Women and cycling – what is it to celebrate?

Cycling UK is celebrating a broad range of women in cycling – in this article, Claire, Newcycling’s co-founder and Secretary explains how it exemplifies the conflicting aims of Cycling UK.

“I feel very touched to feature in the 100 Women in Cycling, year 2017. And I’m indeed very thankful for the nomination and for Cycling UK to accept it.

I’d like to reflect on this recognition and what it means to me. As a woman and as a campaigner, not a “cyclist”. It is hard to explain that even though I cycle everyday, I spend time campaigning for more and better cycleways, I don’t see myself as a cyclist and I don’t like being labelled a cyclist either.

I know nothing about bicycles and how to fix them; I’m not interested in cycling clothes or bottom cream, I don’t follow cycling as a sport, not even le Tour de France. The only thing I like about the biggest free sporting event in the world is the idea of spending a day in the south of France, by a pretty countryside road, sipping Pastis with friends and enjoying the sunshine.

Like most of us, I move a lot – there aren’t many days in a year where I don’t go anywhere. Shopping, visiting friends and family, work, studies, So I cycle, walk and use public transport. Yet nobody calls me a walker or a public transport user… There is a long way to go in the UK to disassociate cycling from leisure/sport and link it to transport, a normal activity that everybody can do, if only the city streets could allow it.

That’s why I remain sceptical about putting all cycling women in the same bag – it shows diversity, yes, but what is the message we want to convey and what is the change we want to inspire? What I certainly don’t do, as one of the 100 women in cycling, is encourage women to cycle. The irony, I know but it’s true. My kind of cycling, getting from A to B in normal clothes, is not something that will happen without some radical changes in our urban landscape and the reallocation of space from cars to people.
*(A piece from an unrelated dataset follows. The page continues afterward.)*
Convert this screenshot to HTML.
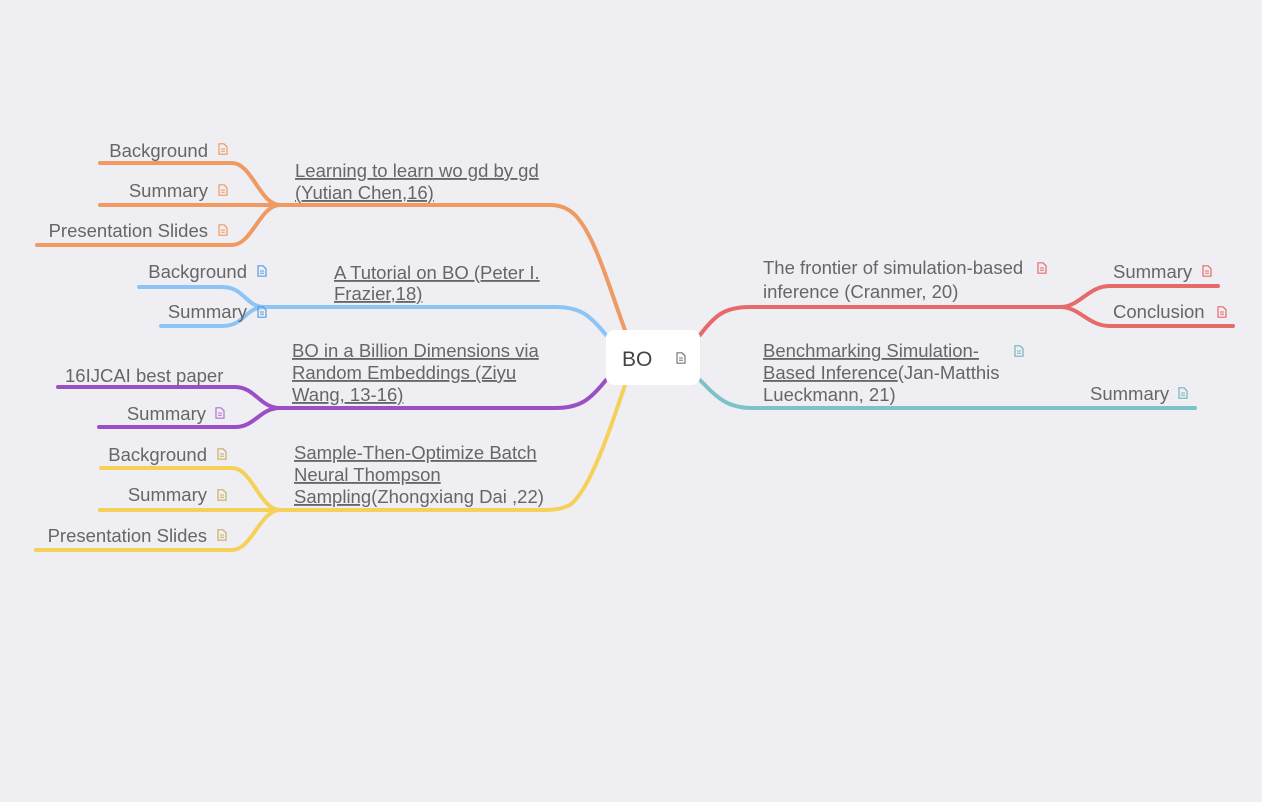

My friends, especially those with kids, wouldn’t dare cycle as part of their everyday activities in the current road conditions. Quite rightly, and so I don’t talk them into cycling. What I think is important, though, is to make our politicians and decision-makers experience how it is like to ride a bike in our cities. To understand the conflicts and the tensions and therefore why kids, a lot of women and also the elderly don’t cycle.

It is time for Cycling UK to campaign more clearly and loudly for everyday cycling. And also celebrate those women who campaign for change – maybe next year have a separate award category for activists, women engaged in political lobbying, who don’t clock many miles on a bike, but are working to make their cities, their neighbourhoods, their streets a better place for everybody.”